# Aim of the task
Can you write out all of the material below, word for word?

[start of Data shown]

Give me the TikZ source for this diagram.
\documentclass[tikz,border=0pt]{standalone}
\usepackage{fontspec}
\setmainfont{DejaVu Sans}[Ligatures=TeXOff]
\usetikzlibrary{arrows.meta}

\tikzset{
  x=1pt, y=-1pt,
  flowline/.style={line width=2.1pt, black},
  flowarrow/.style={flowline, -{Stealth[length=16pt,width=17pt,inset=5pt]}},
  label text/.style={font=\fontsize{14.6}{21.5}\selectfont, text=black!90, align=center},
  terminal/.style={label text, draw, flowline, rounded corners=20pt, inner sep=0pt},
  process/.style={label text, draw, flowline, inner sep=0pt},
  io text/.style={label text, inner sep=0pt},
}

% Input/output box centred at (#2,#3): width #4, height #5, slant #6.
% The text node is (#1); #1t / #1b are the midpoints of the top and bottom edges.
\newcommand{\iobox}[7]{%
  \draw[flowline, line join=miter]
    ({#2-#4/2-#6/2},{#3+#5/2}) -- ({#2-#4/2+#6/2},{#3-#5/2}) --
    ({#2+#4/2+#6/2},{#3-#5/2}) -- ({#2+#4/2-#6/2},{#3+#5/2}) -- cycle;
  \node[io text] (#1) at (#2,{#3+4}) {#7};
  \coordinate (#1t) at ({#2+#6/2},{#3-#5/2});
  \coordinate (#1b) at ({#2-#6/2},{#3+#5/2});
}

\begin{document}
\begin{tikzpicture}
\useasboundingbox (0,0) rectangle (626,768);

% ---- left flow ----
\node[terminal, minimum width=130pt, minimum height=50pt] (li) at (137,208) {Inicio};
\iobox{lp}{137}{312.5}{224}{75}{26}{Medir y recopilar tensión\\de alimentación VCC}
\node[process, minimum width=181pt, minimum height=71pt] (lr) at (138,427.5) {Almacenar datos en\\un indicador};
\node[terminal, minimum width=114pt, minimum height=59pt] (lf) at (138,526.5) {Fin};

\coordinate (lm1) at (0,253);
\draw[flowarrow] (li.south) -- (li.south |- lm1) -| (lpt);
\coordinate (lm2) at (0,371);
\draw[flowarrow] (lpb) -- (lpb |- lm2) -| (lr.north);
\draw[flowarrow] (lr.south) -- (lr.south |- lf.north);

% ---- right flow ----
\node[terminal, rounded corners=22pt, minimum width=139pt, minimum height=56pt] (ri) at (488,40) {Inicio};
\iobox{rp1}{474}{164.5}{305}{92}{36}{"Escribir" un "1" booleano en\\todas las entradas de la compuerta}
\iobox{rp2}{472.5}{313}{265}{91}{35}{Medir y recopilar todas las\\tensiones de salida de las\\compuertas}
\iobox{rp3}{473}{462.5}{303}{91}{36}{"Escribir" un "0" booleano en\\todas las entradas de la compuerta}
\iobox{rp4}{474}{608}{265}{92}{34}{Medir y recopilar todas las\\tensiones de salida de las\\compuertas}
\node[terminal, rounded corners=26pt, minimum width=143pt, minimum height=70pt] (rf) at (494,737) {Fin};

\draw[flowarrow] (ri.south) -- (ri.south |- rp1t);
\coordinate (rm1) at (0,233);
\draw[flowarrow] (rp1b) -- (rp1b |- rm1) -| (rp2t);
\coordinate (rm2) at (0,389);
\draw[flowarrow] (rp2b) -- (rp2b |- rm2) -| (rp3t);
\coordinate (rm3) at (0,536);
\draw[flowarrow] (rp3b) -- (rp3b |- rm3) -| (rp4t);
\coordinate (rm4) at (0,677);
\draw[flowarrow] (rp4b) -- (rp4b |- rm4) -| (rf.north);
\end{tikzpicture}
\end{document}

[end of Data shown]

# Result
Give me the TikZ source for this diagram.
\documentclass[tikz,border=0pt]{standalone}
\usepackage{fontspec}
\setmainfont{DejaVu Sans}[Ligatures=TeXOff]
\usetikzlibrary{arrows.meta}

\tikzset{
  x=1pt, y=-1pt,
  flowline/.style={line width=2.1pt, black},
  flowarrow/.style={flowline, -{Stealth[length=16pt,width=17pt,inset=5pt]}},
  label text/.style={font=\fontsize{14.6}{21.5}\selectfont, text=black!90, align=center},
  terminal/.style={label text, draw, flowline, rounded corners=20pt, inner sep=0pt},
  process/.style={label text, draw, flowline, inner sep=0pt},
  io text/.style={label text, inner sep=0pt},
}

% Input/output box centred at (#2,#3): width #4, height #5, slant #6.
% The text node is (#1); #1t / #1b are the midpoints of the top and bottom edges.
\newcommand{\iobox}[7]{%
  \draw[flowline, line join=miter]
    ({#2-#4/2-#6/2},{#3+#5/2}) -- ({#2-#4/2+#6/2},{#3-#5/2}) --
    ({#2+#4/2+#6/2},{#3-#5/2}) -- ({#2+#4/2-#6/2},{#3+#5/2}) -- cycle;
  \node[io text] (#1) at (#2,{#3+4}) {#7};
  \coordinate (#1t) at ({#2+#6/2},{#3-#5/2});
  \coordinate (#1b) at ({#2-#6/2},{#3+#5/2});
}

\begin{document}
\begin{tikzpicture}
\useasboundingbox (0,0) rectangle (626,768);

% ---- left flow ----
\node[terminal, minimum width=130pt, minimum height=50pt] (li) at (137,208) {Inicio};
\iobox{lp}{137}{312.5}{224}{75}{26}{Medir y recopilar tensión\\de alimentación VCC}
\node[process, minimum width=181pt, minimum height=71pt] (lr) at (138,427.5) {Almacenar datos en\\un indicador};
\node[terminal, minimum width=114pt, minimum height=59pt] (lf) at (138,526.5) {Fin};

\coordinate (lm1) at (0,253);
\draw[flowarrow] (li.south) -- (li.south |- lm1) -| (lpt);
\coordinate (lm2) at (0,371);
\draw[flowarrow] (lpb) -- (lpb |- lm2) -| (lr.north);
\draw[flowarrow] (lr.south) -- (lr.south |- lf.north);

% ---- right flow ----
\node[terminal, rounded corners=22pt, minimum width=139pt, minimum height=56pt] (ri) at (488,40) {Inicio};
\iobox{rp1}{474}{164.5}{305}{92}{36}{"Escribir" un "1" booleano en\\todas las entradas de la compuerta}
\iobox{rp2}{472.5}{313}{265}{91}{35}{Medir y recopilar todas las\\tensiones de salida de las\\compuertas}
\iobox{rp3}{473}{462.5}{303}{91}{36}{"Escribir" un "0" booleano en\\todas las entradas de la compuerta}
\iobox{rp4}{474}{608}{265}{92}{34}{Medir y recopilar todas las\\tensiones de salida de las\\compuertas}
\node[terminal, rounded corners=26pt, minimum width=143pt, minimum height=70pt] (rf) at (494,737) {Fin};

\draw[flowarrow] (ri.south) -- (ri.south |- rp1t);
\coordinate (rm1) at (0,233);
\draw[flowarrow] (rp1b) -- (rp1b |- rm1) -| (rp2t);
\coordinate (rm2) at (0,389);
\draw[flowarrow] (rp2b) -- (rp2b |- rm2) -| (rp3t);
\coordinate (rm3) at (0,536);
\draw[flowarrow] (rp3b) -- (rp3b |- rm3) -| (rp4t);
\coordinate (rm4) at (0,677);
\draw[flowarrow] (rp4b) -- (rp4b |- rm4) -| (rf.north);
\end{tikzpicture}
\end{document}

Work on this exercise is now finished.